Hate List, by Jennifer Brown

Claudia Corneyea- Staff Writer

Valarie and her boyfriend Nick are outcasts. The two hate half of the school, especially a girl named Jessica, and together they make a hate list.
One day, Valarie comes to school and finds Nick acting strangely excited. That day he brings a gun to school and kills some of the people on the hate list. Valarie is shot while saving Jessica and then watches Nick shoot himself. Five months later Valerie returns to school and is forced to deal with the aftermath. Everyone believes she was involved and helped Nick, so when she goes back she is shunned by everyone. People who had friends killed or injured in the shooting are terrified of Valarie.
In this novel the reader experiences the aftermath with Valarie, forced to relive flashes back to her and Nick’s relationship, experiencing his kindness as it turns into the evil that shot up their high school.

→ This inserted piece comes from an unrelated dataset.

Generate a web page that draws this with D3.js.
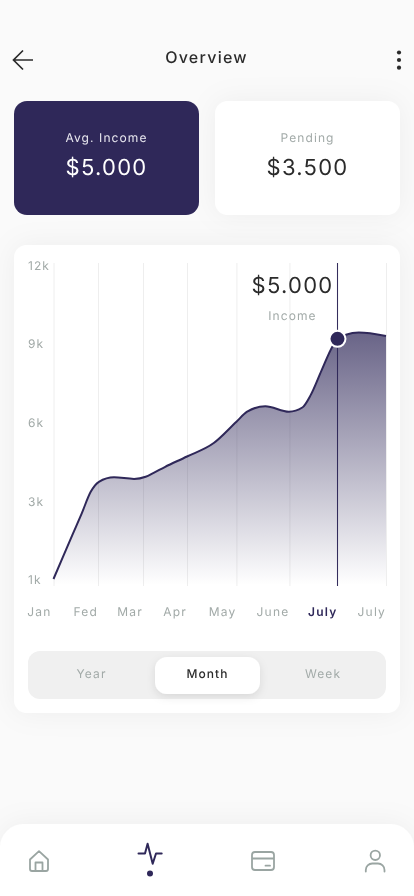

While this topic is very touchy, Brown does a great job explaining the outcome of an experience like this and how people close to the shooter have to deal with their choices.
Valarie loses her friends from before the shooting, while gaining some unexpected new ones. She becomes close to people she hated before while becoming a better version of herself. She helps with a memorial for the people who were killed in the shooting and does what she can for those around her. When a girl tries to commit suicide, Valarie realizes that others are dealing with Nick’s actions and she is not alone. This realization gives her the motivation to make the best of what she is given.
Valarie’s therapist and art teacher help her get through the changes in her life after such a mortifying event. They also help her cope with her father’s affair, her mother waiting for Valerie to snap and her brother who blames everything on her. She has a hard time trusting both of them, but when she does her attitude changes for the better.
The topic of the book can put some people off and hit nerves, but it is a great book and opens the reader’s eyes to what these characters go through. It does not justify Nick’s actions or say that people should feel bad for those who do things like this. Brown shows the struggle Valarie has with this. This is a hard realization for Valarie to come to but once she does, her life turns around. She goes from the shooter’s shunned girlfriend to the person who helps the victims, even as a victim herself.
If this book is given a chance, whoever reads it will not regret it. The way it is written is as if the reader is there with Valarie and roots for her to come out of this situation shining. This book is a 9 out of 10.